Italy... Why Carolyn?

"Why tour Italy with me? Because I'll make you eat gelato after breakfast. I'll make you sit in a piazza and bask in the sun. I'll take you walking on cobblestone streets for hours. I'll make sure you spend three hours eating dinner and drinking Italian wine. We'll have a picnic on a train.

"There's an amazing amount of History and Art and Architecture in Italy and I'll tell you all I know. It's one of my passions. I'll show you and you will be curious. But the best part is spending time appreciating the Italians' love of pleasure. I'll help you experience the Italian attitude that Elizabeth Gilbert expresses so well in her book Eat, Pray, Love. I will make you take the time for an evening's passeggiata — and another little gelato. I'll have you walking along a canal in Venice until you come to a dead end. 'Attraversiamo!' Let's cross over.

"The real beauty of Italy is that every restaurant is an Italian restaurant and there's a gelateria on every block. You owe yourself three weeks out of the rest of your life to experience Italy. Experience it, not just see it.
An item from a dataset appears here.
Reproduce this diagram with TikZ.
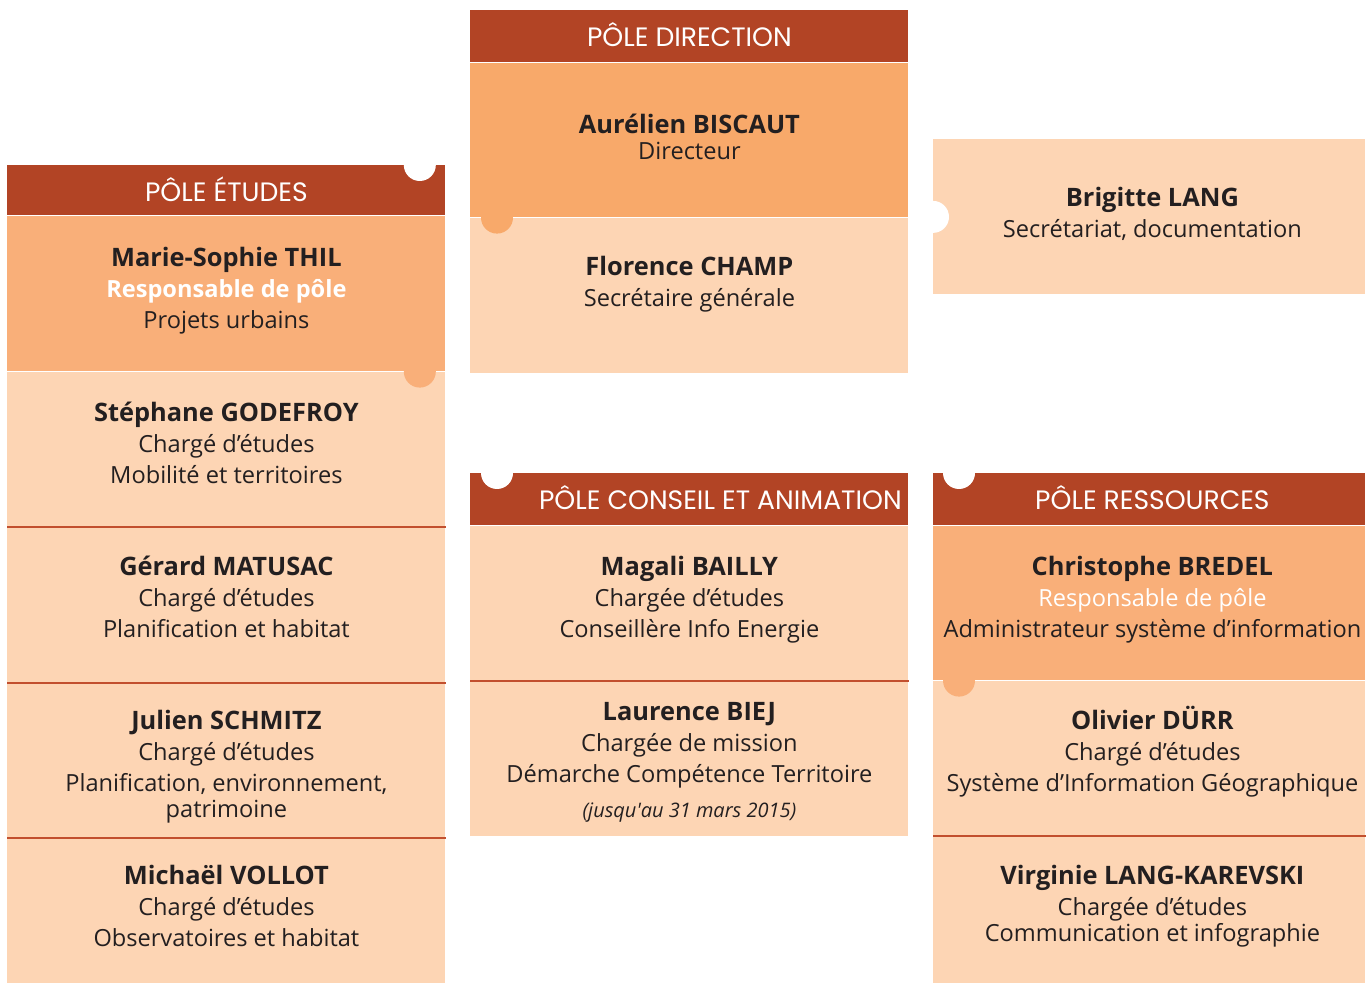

Treat yourself to the luxury of your own room in a small, elegant Italian hotel. Spend some time in the country towns. Drive through the mountains and ride a train. Eat more gelato.

" 'Il bel far niente.' It is beautiful to do nothing. We'll do nothing in the midst of doing everything. I invite you. Come to Italy with me. It will be fun. It will be an art filled experience. You will like it."
— Carolyn Costa

"Carolyn Costa understands the significance of art, the human desire for beauty, and she has figured out a way to live comfortably between them. She knows good wine, global geography, and how to host a talk-of-the-town party. She's fun-loving, funny, and fundamentally fun to be around. Carolyn is equally at ease talking about a spinach salad, a sonata-allegro, or the Sistine Chapel. Her worldly travels have made her quick to help, slow to judge, and infinitely interesting. If intriguing thoughts were colors she would be the big Crayola box."